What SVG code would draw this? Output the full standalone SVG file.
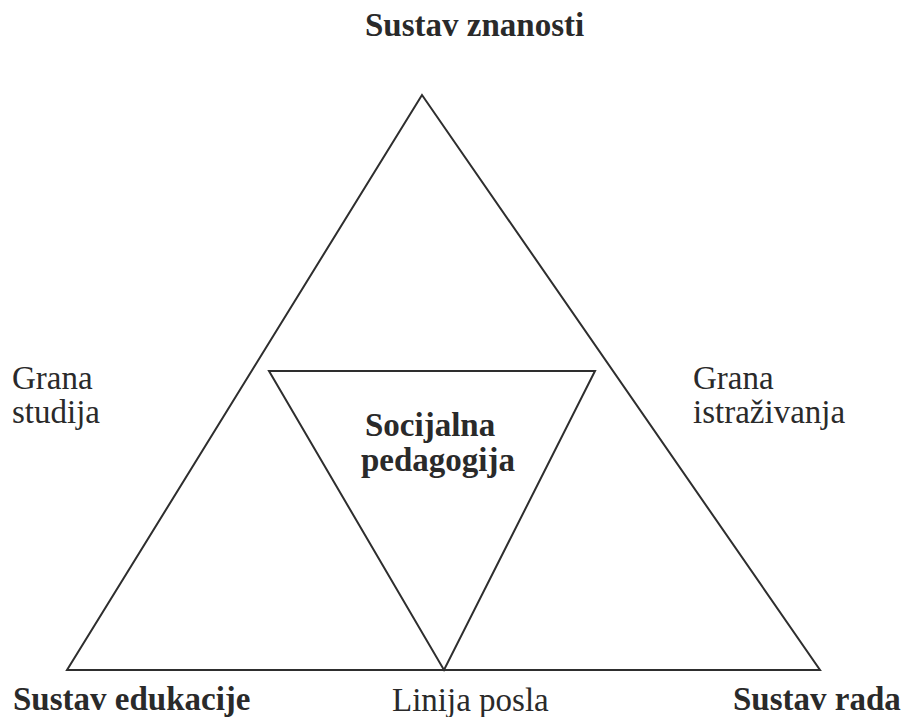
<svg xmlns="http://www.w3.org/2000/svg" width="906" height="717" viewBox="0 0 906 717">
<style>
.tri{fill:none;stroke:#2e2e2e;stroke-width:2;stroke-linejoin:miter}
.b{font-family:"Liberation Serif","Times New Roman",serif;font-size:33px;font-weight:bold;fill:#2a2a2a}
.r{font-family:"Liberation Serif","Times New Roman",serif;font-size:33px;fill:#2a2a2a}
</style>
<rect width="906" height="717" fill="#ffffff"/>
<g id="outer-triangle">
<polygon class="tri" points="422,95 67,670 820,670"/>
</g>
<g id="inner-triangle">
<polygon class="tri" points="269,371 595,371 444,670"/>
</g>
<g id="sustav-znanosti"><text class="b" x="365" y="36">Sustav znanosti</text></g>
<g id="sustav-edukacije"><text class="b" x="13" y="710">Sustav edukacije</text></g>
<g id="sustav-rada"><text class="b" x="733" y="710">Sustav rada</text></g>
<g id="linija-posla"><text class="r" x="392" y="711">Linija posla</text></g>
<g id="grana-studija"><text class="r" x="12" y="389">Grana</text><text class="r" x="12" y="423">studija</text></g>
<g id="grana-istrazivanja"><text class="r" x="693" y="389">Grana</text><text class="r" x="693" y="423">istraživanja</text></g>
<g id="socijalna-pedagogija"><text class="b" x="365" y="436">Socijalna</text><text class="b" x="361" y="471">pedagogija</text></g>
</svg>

# # # #

> [What is needed] Extract all the data above exactly, excluding every picture.

> [Solution to the exercise]
What SVG code would draw this? Output the full standalone SVG file.
<svg xmlns="http://www.w3.org/2000/svg" width="906" height="717" viewBox="0 0 906 717">
<style>
.tri{fill:none;stroke:#2e2e2e;stroke-width:2;stroke-linejoin:miter}
.b{font-family:"Liberation Serif","Times New Roman",serif;font-size:33px;font-weight:bold;fill:#2a2a2a}
.r{font-family:"Liberation Serif","Times New Roman",serif;font-size:33px;fill:#2a2a2a}
</style>
<rect width="906" height="717" fill="#ffffff"/>
<g id="outer-triangle">
<polygon class="tri" points="422,95 67,670 820,670"/>
</g>
<g id="inner-triangle">
<polygon class="tri" points="269,371 595,371 444,670"/>
</g>
<g id="sustav-znanosti"><text class="b" x="365" y="36">Sustav znanosti</text></g>
<g id="sustav-edukacije"><text class="b" x="13" y="710">Sustav edukacije</text></g>
<g id="sustav-rada"><text class="b" x="733" y="710">Sustav rada</text></g>
<g id="linija-posla"><text class="r" x="392" y="711">Linija posla</text></g>
<g id="grana-studija"><text class="r" x="12" y="389">Grana</text><text class="r" x="12" y="423">studija</text></g>
<g id="grana-istrazivanja"><text class="r" x="693" y="389">Grana</text><text class="r" x="693" y="423">istraživanja</text></g>
<g id="socijalna-pedagogija"><text class="b" x="365" y="436">Socijalna</text><text class="b" x="361" y="471">pedagogija</text></g>
</svg>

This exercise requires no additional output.